Carl’s first job was on a Youth Training Scheme (YTS) with NAPA, when it was known as Northern Theatre. He later carved out a career as one of the most recognisable voices on Radio Humberside – “I’ve presented every show in every slot, from gardening to non-league football”, he says – and has now returned to where it all began.

THEATRE: Betty Blue Eyes at NAPA

THEATRE: Betty Blue Eyes at NAPA

And he is keen to change perceptions.

“Performing arts is an incredible thing,” he enthuses. “It’s not all about finding the next professional actor – although we do that as well – it’s about confidence and team building and making friends and having a laugh.

“The best bit of the job is seeing a shy youngster come in, watch a class and say ‘I can do that’, then they sign up and you see them develop. We see people transformed.

“It might be that they go on to appear in the West End or something like that, or it might just be that they become a bank manager who has a bit more confidence when they have to stand up at the annual conference.

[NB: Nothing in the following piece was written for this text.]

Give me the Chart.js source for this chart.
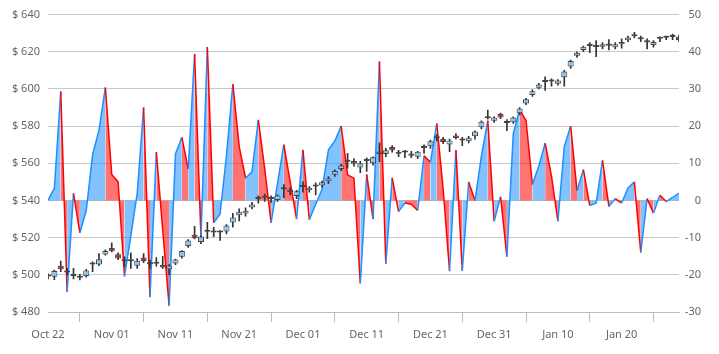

“The majority of the kids who come here won’t go into the industry but that’s not the main reason we are here. We are here to coach the ones that want to – and we’ve got children at all the major drama schools in London and across the country – but really there is more to it than that. It is about confidence and you’ve got to learn to work as a team and think quickly on your feet – and that is a skill for everyone.”

As we talk in his first floor office at the Anlaby Road venue, Carl recalls his conversation with the heating engineer and it is clear he is as proud of this as any West End star performer who started out with NAPA.

NAPA teaches dance, drama and musical theatre, with pupils aged mainly between three and 18. The bulk of classes are split into four groups – primary, junior, intermediate and senior.

However, it has recently launched an over 55s drama class and also runs a visually impaired drama group, among others.

In addition, NAPA’s outreach programme sees it visit 16 Hull primary schools. In doing so, it reaches around 2,500 more children.

It doesn’t receive any external funding and instead relies on the class fees parents pay for their children to attend, although these are kept as low as possible.

“We have a big issue here in the city with barriers to things like performing arts and the lower we can keep the fees, the better,” explains Carl.

INSPIRING: NAPA is giving young people the confidence to succeed

INSPIRING: NAPA is giving young people the confidence to succeed

“We’ve got quite a few students who come here on bursaries who don’t pay anything. We have 600 pupils here at the moment and my ambition is that, in the future, perhaps half of those will be free places to children who otherwise wouldn’t be able to attend.”

The charity is keen to do more to help children – and adults – find their confidence through performing arts. But one thing is holding it back.

“We want to expand but for that to happen we need to make this building fit for purpose,” explains Carl. “The roof and the windows leak and it needs a lot of work.

“We’ve had precise costings done and the building needs £1million spending on it.

“We are doing feasibility studies into where we go with that. We may put in a National Lottery Heritage Fund bid, because it’s a Grade 2 listed building and it has to be used for artistic endeavours – it can’t be turned into flats.

“I’ve written to 50 local businesses. A few have got back in touch and are interested to see what they can do.”

NAPA is holding its own fundraising events, including a gala evening in February when Carl will reveal the vision for the charity to businesses in attendance.

The vision will include the ‘development phase’, which involves sound-proofing the theatre and building works to enable classes and performances to take place at the same time.

“We’ve got a grand plan,” says Carl.  “If the theatre can run independently of the school it will mean we can have classes whenever we want and the theatre can become a community hub which could be rented out by other organisations. I think there is a real gap for a theatre of 120 seats, like we have.”

He accepts it is a huge challenge, but Carl hopes his phone will be ringing off the hook with calls from would-be criminals in years to come.